[Task description] Word for word, print each line of the listing below; pictures stay out.

[Material provided]
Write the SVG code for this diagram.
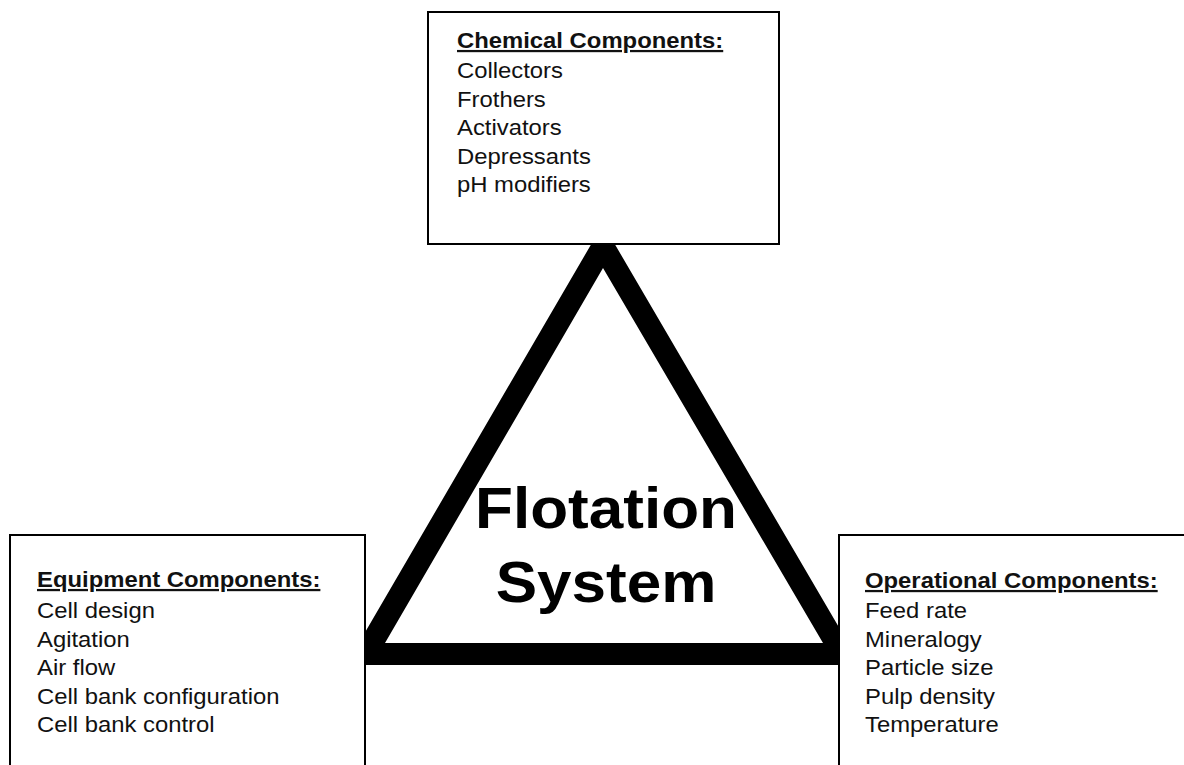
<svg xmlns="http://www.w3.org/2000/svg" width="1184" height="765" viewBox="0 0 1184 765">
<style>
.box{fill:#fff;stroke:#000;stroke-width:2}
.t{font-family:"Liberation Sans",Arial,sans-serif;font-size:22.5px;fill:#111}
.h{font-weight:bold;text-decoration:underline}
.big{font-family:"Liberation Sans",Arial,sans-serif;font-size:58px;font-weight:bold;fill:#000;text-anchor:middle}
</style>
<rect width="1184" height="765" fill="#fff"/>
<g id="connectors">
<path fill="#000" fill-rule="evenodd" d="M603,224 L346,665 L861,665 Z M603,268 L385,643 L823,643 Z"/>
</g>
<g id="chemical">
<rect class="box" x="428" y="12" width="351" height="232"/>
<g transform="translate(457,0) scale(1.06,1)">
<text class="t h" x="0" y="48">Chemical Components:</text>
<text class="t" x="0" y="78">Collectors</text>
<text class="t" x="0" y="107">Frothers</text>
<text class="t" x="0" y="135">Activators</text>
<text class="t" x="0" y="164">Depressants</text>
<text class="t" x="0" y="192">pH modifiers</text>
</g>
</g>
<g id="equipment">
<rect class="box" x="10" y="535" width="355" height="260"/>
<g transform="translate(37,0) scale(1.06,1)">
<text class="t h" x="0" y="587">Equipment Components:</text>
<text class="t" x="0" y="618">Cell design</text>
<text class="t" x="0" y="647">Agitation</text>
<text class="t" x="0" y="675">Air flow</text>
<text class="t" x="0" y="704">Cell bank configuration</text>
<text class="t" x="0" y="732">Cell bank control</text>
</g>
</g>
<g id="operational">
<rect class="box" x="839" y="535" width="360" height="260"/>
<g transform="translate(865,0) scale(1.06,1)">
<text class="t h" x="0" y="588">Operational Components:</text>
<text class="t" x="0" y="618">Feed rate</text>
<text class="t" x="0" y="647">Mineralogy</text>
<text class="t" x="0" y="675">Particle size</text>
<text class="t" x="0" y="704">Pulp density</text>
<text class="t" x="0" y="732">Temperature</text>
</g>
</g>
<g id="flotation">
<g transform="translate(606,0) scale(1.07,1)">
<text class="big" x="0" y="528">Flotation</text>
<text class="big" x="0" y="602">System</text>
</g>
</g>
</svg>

[Output of the exercise]
Write the SVG code for this diagram.
<svg xmlns="http://www.w3.org/2000/svg" width="1184" height="765" viewBox="0 0 1184 765">
<style>
.box{fill:#fff;stroke:#000;stroke-width:2}
.t{font-family:"Liberation Sans",Arial,sans-serif;font-size:22.5px;fill:#111}
.h{font-weight:bold;text-decoration:underline}
.big{font-family:"Liberation Sans",Arial,sans-serif;font-size:58px;font-weight:bold;fill:#000;text-anchor:middle}
</style>
<rect width="1184" height="765" fill="#fff"/>
<g id="connectors">
<path fill="#000" fill-rule="evenodd" d="M603,224 L346,665 L861,665 Z M603,268 L385,643 L823,643 Z"/>
</g>
<g id="chemical">
<rect class="box" x="428" y="12" width="351" height="232"/>
<g transform="translate(457,0) scale(1.06,1)">
<text class="t h" x="0" y="48">Chemical Components:</text>
<text class="t" x="0" y="78">Collectors</text>
<text class="t" x="0" y="107">Frothers</text>
<text class="t" x="0" y="135">Activators</text>
<text class="t" x="0" y="164">Depressants</text>
<text class="t" x="0" y="192">pH modifiers</text>
</g>
</g>
<g id="equipment">
<rect class="box" x="10" y="535" width="355" height="260"/>
<g transform="translate(37,0) scale(1.06,1)">
<text class="t h" x="0" y="587">Equipment Components:</text>
<text class="t" x="0" y="618">Cell design</text>
<text class="t" x="0" y="647">Agitation</text>
<text class="t" x="0" y="675">Air flow</text>
<text class="t" x="0" y="704">Cell bank configuration</text>
<text class="t" x="0" y="732">Cell bank control</text>
</g>
</g>
<g id="operational">
<rect class="box" x="839" y="535" width="360" height="260"/>
<g transform="translate(865,0) scale(1.06,1)">
<text class="t h" x="0" y="588">Operational Components:</text>
<text class="t" x="0" y="618">Feed rate</text>
<text class="t" x="0" y="647">Mineralogy</text>
<text class="t" x="0" y="675">Particle size</text>
<text class="t" x="0" y="704">Pulp density</text>
<text class="t" x="0" y="732">Temperature</text>
</g>
</g>
<g id="flotation">
<g transform="translate(606,0) scale(1.07,1)">
<text class="big" x="0" y="528">Flotation</text>
<text class="big" x="0" y="602">System</text>
</g>
</g>
</svg>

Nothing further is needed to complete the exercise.